こうやって考えてみると、今年の桜花賞はこの馬でも十二分に通用しそうなイメージが湧いてきますし、しかも今回は好枠をゲットし前々で流れに乗ってうまく脚を溜める競馬ができそうですので、一長一短があるメンバー構成なら、自らのこの馬に対する評価を最後まで信じ切ってみようかな、と。


2番手は、⑪ライトバック

この馬のベストパフォーマンスは、新潟の新馬戦。終い3ハロンのラップが11.2 - 11.0 - 11.4のところを、4角10番手から最後の300mくらいで一気に突き抜けてしまったのですよね。

当時のこの馬は、良い意味でレースをまだわかっておらず、超スローペースでも折り合いはピッタリだったのですが、一度使っての臨戦となったアルテミスSではガツンとハミを取ってモロに引っ掛かり、前走のエルフィンSも勝ったとはいえ道中でハミを噛むシーンがあって、実は前2走ともまだまだ力を出し切れていないのではないか、と。

そして今回、さすがに前2走よりはペースが流れそうですし、調教でも前に馬を置いて我慢することを徹底させている様子がうかがえますので、スウィープフィートを負かした前走から、さらに一段パフォーマンスレベルを上げてくるのではないか。

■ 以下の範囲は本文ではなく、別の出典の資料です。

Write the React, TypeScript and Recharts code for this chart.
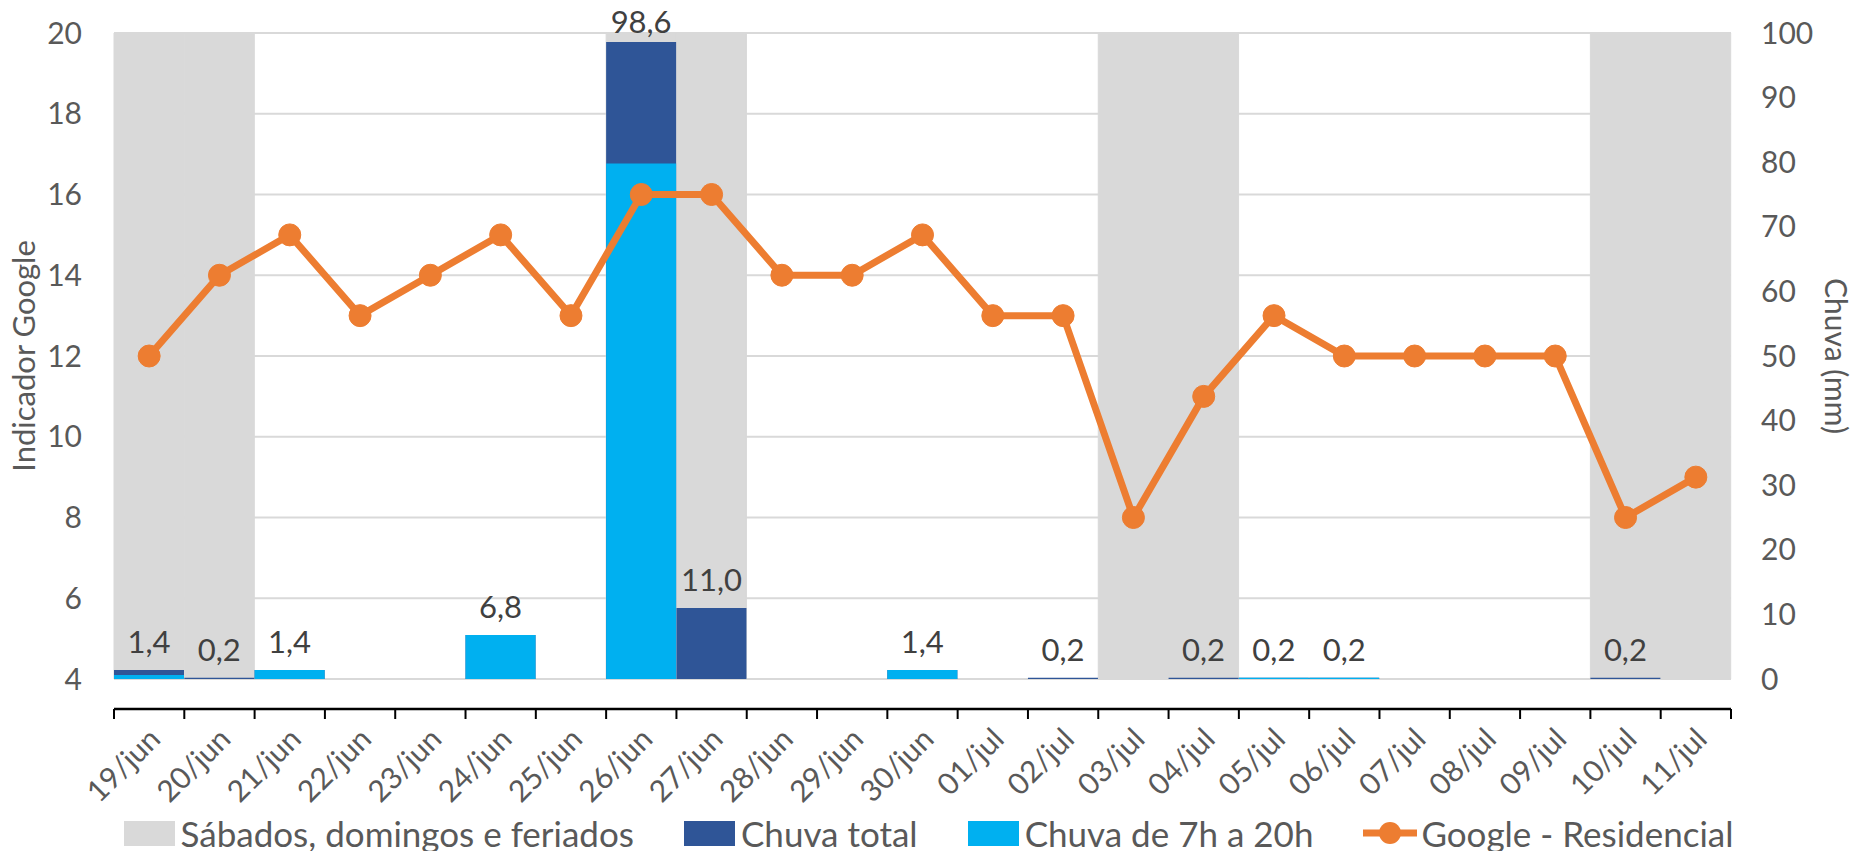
import React from "react";
import {
  ComposedChart,
  Bar,
  Line,
  XAxis,
  YAxis,
  CartesianGrid,
  Legend,
  LabelList,
} from "recharts";

const days = [
  "19/jun", "20/jun", "21/jun", "22/jun", "23/jun", "24/jun", "25/jun", "26/jun",
  "27/jun", "28/jun", "29/jun", "30/jun", "01/jul", "02/jul", "03/jul", "04/jul",
  "05/jul", "06/jul", "07/jul", "08/jul", "09/jul", "10/jul", "11/jul",
];

// dias em cinza (fim de semana / feriado)
const offDays = ["19/jun", "20/jun", "26/jun", "27/jun", "03/jul", "04/jul", "10/jul", "11/jul"];

const googleResidencial = [12, 14, 15, 13, 14, 15, 13, 16, 16, 14, 14, 15, 13, 13, 8, 11, 13, 12, 12, 12, 12, 8, 9];
const chuvaTotal = [1.4, 0.2, 1.4, 0, 0, 6.8, 0, 98.6, 11.0, 0, 0, 1.4, 0, 0.2, 0, 0.2, 0.2, 0.2, 0, 0, 0, 0.2, 0];
const chuva7a20 = [0.6, 0, 1.4, 0, 0, 6.8, 0, 79.8, 0, 0, 0, 1.4, 0, 0, 0, 0, 0.2, 0.2, 0, 0, 0, 0, 0];

const leftTicks = [4, 6, 8, 10, 12, 14, 16, 18, 20];
const rightTicks = [0, 10, 20, 30, 40, 50, 60, 70, 80, 90, 100];

const legendOrder = ["Sábados, domingos e feriados", "Chuva total", "Chuva de 7h a 20h", "Google - Residencial"];

const data = days.map((day, i) => ({
  day,
  fim: offDays.includes(day) ? 100 : null,
  total: chuvaTotal[i],
  dia: chuva7a20[i],
  google: googleResidencial[i],
}));

const W = 1857;
const H = 851;
const LEFT_W = 114;
const RIGHT_W = 126;
const LEGEND_H = 36;
const XAXIS_H = 136;
const TOP = 33;
const BAND = (W - LEFT_W - RIGHT_W) / days.length;

const TXT = "#595959";
const FONT = "Lato, 'Open Sans', sans-serif";

function DayTick(props: any) {
  const { x, y, payload } = props;
  const half = BAND / 2;
  const last = payload.index === days.length - 1;
  const tx = x + 13;
  const ty = y + 32;
  return (
    <g>
      <line x1={x - half} x2={x - half} y1={y} y2={y + 10} stroke="#000" strokeWidth={2} />
      {last && <line x1={x + half} x2={x + half} y1={y} y2={y + 10} stroke="#000" strokeWidth={2} />}
      <text
        x={tx}
        y={ty}
        transform={`rotate(-45, ${tx}, ${ty})`}
        textAnchor="end"
        fill={TXT}
        fontSize={30}
      >
        {payload.value}
      </text>
    </g>
  );
}

function RainLabel(props: any) {
  const { x, y, width, value } = props;
  if (!value || value <= 0) return null;
  const ty = Math.max(y - 17, TOP);
  return (
    <text x={x + width / 2} y={ty} textAnchor="middle" fill="#404040" fontSize={31}>
      {value.toFixed(1).replace(".", ",")}
    </text>
  );
}

function LegendContent(props: any) {
  const items = [...(props.payload || [])].sort(
    (a: any, b: any) => legendOrder.indexOf(a.value) - legendOrder.indexOf(b.value)
  );
  return (
    <div
      style={{
        height: LEGEND_H,
        display: "flex",
        justifyContent: "center",
        alignItems: "center",
        fontSize: 35,
        color: TXT,
        fontFamily: FONT,
        whiteSpace: "nowrap",
      }}
    >
      {items.map((p: any, i: number) => (
        <div key={i} style={{ display: "flex", alignItems: "center", marginRight: i < items.length - 1 ? 50 : 0 }}>
          {p.type === "line" ? (
            <svg width={54} height={26} style={{ marginRight: 4 }}>
              <line x1={0} x2={54} y1={13} y2={13} stroke={p.color} strokeWidth={7} />
              <circle cx={27} cy={13} r={11} fill={p.color} />
            </svg>
          ) : (
            <div style={{ width: 51, height: 25, background: p.color, marginRight: 6 }} />
          )}
          <span>{p.value}</span>
        </div>
      ))}
    </div>
  );
}

export default function App() {
  return (
    <div style={{ width: W, height: H, fontFamily: FONT, background: "#fff" }}>
      <style>{"body{margin:0}"}</style>
      <ComposedChart
        width={W}
        height={H}
        data={data}
        margin={{ top: TOP, right: 0, bottom: 0, left: 0 }}
        barCategoryGap={0}
        barGap={0}
      >
        <CartesianGrid xAxisId="main" yAxisId="l" vertical={false} stroke="#D9D9D9" strokeWidth={2} />
        <XAxis
          xAxisId="main"
          dataKey="day"
          height={XAXIS_H}
          interval={0}
          tickSize={0}
          tickMargin={0}
          tickLine={false}
          axisLine={{ stroke: "#000", strokeWidth: 2.5 }}
          tick={<DayTick />}
        />
        <XAxis xAxisId="t" dataKey="day" hide />
        <XAxis xAxisId="d" dataKey="day" hide />
        <YAxis
          yAxisId="l"
          domain={[4, 20]}
          ticks={leftTicks}
          width={LEFT_W}
          axisLine={false}
          tickLine={false}
          tickSize={0}
          tickMargin={32}
          tick={{ fill: TXT, fontSize: 30 }}
          label={{
            value: "Indicador Google",
            angle: -90,
            position: "insideLeft",
            offset: 24,
            fill: TXT,
            fontSize: 31,
            style: { textAnchor: "middle" },
          }}
        />
        <YAxis
          yAxisId="r"
          orientation="right"
          domain={[0, 100]}
          ticks={rightTicks}
          width={RIGHT_W}
          axisLine={false}
          tickLine={false}
          tickSize={0}
          tickMargin={30}
          tick={{ fill: TXT, fontSize: 30 }}
          label={{
            value: "Chuva (mm)",
            angle: 90,
            position: "insideRight",
            offset: 21,
            fill: TXT,
            fontSize: 30,
            style: { textAnchor: "middle" },
          }}
        />
        <Bar
          xAxisId="main"
          yAxisId="r"
          dataKey="fim"
          name="Sábados, domingos e feriados"
          fill="#D9D9D9"
          stroke="#D9D9D9"
          strokeWidth={1}
          isAnimationActive={false}
        />
        <Bar
          xAxisId="t"
          yAxisId="r"
          dataKey="total"
          name="Chuva total"
          fill="#2F5597"
          isAnimationActive={false}
        >
          <LabelList dataKey="total" content={<RainLabel />} />
        </Bar>
        <Bar
          xAxisId="d"
          yAxisId="r"
          dataKey="dia"
          name="Chuva de 7h a 20h"
          fill="#00B0F0"
          isAnimationActive={false}
        />
        <Line
          xAxisId="main"
          yAxisId="l"
          type="linear"
          dataKey="google"
          name="Google - Residencial"
          stroke="#ED7D31"
          strokeWidth={7}
          dot={{ r: 11, fill: "#ED7D31", stroke: "#ED7D31", strokeWidth: 1 }}
          activeDot={false}
          isAnimationActive={false}
        />
        <Legend verticalAlign="bottom" align="center" height={LEGEND_H} content={<LegendContent />} />
      </ComposedChart>
    </div>
  );
}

そう推察しているところです。


3番手は、⑦スウィープフィート

この馬は、脚の使いどころがハマればかなり鋭い脚を使えることを前走で証明しましたし、そこまでの臨戦過程においても、粗削りながら素質の高さを示す走りは見せていましたからね。

高いレベルで言うと、最後の持続のところで甘くならないか心配もありますけど、あの一瞬の切れ味は他馬にない強力な武器となりますし、ライトバックとの比較でほぼ互角の力を持っていることはすでに証明済でもありますから、仮に突き抜けるところまでは行かなくとも、大外から切れる脚を使って確実に差してくるのだろう、と。


4番手は、②クイーンズウォーク

この馬に関しては、陣営も鞍上もオークス向きを強調していて、実際にこれまでのレースぶりを振り返ってみても、概ねそのとおりなのでしょう。

ただし、前走のクイーンCがトラックバイアス完全無視の圧倒的な勝利だったことを踏まえれば、仮にオークス向きだったとしても、ここで上位争いできない理由にはなり得ません。

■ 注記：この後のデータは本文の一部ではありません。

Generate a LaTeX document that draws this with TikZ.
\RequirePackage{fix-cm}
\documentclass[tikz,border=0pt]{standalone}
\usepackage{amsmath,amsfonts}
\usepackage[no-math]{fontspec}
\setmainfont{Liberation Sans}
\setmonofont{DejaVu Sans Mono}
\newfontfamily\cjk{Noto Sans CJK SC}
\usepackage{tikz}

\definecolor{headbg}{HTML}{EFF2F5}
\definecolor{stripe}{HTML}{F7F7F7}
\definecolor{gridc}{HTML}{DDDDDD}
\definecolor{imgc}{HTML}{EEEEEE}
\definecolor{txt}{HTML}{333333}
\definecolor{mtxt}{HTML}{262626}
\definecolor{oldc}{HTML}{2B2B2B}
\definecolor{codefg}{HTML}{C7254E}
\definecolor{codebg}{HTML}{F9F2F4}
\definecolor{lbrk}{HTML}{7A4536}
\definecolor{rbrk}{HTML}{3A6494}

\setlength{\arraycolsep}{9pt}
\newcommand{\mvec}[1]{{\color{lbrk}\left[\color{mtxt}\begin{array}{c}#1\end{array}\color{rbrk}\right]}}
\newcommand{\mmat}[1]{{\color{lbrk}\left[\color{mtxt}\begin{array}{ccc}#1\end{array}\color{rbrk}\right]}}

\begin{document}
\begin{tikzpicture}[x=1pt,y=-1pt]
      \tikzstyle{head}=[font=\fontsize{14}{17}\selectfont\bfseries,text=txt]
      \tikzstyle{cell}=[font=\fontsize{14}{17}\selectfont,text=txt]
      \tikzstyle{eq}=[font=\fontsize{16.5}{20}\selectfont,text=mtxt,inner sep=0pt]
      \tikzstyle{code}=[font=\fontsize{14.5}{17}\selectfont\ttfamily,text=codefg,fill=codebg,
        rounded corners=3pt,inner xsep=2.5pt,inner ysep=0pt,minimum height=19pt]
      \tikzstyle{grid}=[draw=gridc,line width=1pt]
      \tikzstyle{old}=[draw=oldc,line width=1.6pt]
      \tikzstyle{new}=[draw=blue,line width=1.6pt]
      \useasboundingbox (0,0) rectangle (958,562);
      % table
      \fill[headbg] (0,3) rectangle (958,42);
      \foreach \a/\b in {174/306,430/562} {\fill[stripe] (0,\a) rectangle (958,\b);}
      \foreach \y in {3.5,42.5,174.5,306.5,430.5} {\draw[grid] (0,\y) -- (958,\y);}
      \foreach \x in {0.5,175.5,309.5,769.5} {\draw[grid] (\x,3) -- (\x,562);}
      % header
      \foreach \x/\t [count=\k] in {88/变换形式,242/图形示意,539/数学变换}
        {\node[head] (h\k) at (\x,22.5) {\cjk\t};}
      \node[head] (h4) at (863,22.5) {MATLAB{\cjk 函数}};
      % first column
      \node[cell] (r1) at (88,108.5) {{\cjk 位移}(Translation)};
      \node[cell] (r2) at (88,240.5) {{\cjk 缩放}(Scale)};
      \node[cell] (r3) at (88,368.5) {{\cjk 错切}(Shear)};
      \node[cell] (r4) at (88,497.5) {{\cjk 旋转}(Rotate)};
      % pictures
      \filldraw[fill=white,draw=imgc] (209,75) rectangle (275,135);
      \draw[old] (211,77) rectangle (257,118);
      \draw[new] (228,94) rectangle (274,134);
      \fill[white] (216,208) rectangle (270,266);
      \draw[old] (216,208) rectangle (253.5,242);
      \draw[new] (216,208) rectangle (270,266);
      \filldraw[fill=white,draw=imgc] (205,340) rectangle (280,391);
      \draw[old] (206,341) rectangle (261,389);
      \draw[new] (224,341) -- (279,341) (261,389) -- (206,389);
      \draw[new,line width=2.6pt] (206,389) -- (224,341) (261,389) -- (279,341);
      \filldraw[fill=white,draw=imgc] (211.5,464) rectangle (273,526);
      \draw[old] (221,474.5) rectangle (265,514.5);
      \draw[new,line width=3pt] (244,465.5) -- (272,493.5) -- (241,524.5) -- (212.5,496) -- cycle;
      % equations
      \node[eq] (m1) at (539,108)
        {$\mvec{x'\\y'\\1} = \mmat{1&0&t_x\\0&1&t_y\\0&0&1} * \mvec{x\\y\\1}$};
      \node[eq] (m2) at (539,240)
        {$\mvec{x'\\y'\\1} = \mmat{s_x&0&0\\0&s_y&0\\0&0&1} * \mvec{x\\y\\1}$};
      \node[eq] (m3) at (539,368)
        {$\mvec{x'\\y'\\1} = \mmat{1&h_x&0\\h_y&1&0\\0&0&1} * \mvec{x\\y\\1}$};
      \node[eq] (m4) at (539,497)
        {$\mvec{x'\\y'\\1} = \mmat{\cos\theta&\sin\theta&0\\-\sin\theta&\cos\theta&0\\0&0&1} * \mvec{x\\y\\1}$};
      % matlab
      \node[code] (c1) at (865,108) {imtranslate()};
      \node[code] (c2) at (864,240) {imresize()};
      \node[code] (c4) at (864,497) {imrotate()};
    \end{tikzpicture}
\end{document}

川田Jのコメントから推察するに、このレースで結果を出すことだけを目標に位置を取りに行ったりはせず、後方をマイペースで追走して最後に脚を使う形にはなりそう。だとすると、確かに頭から狙うという判断にはなりづらいですが、それでも展開がハマれば馬券圏内まで届いてしまう可能性は十分すぎるほど。そう考えています。


その他、阪神ジュベナイルフィリーズの上位3頭は、思い切って消すことにしました。

アスコリピチェーノの新潟2歳S、ステレンボッシュの赤松賞がそこまでの相手関係ではありませんでしたし、コラソンビートは今年初戦となった条件ベストのフィリーズレビューでエトヴプレに完敗。つまり、スウィープフィートの7着が一種のまやかしとなって、阪神JFのレースレベルがやや過大に評価されているきらいはあるな、と。

かと言ってこの組をガン無視していいとまでは思っておらず、あえて言うならこの3頭が次点扱いとなりますが、当研究所的には、これらの馬たちが上位を独占する絵面を最後までイメージできなかったということになります。


チェルヴィニアに関しては、昨秋の時点で対ライトバックの比較ですでに互角以上の力を示していたわけですが、今回は順調さを欠いた中での臨戦。しかも不利な大外枠を引いてしまった以上、今回は見送りと判断する以外にありませんでした。

まあ、阪神JF上位3頭にしてもこのチェルヴィニアにしてもそうですが、やられた時は素直にゴメンナサイすればいいだけですからね。そうそう、こうやってリスクを許容しながら愉しむのが競馬の本質ですので。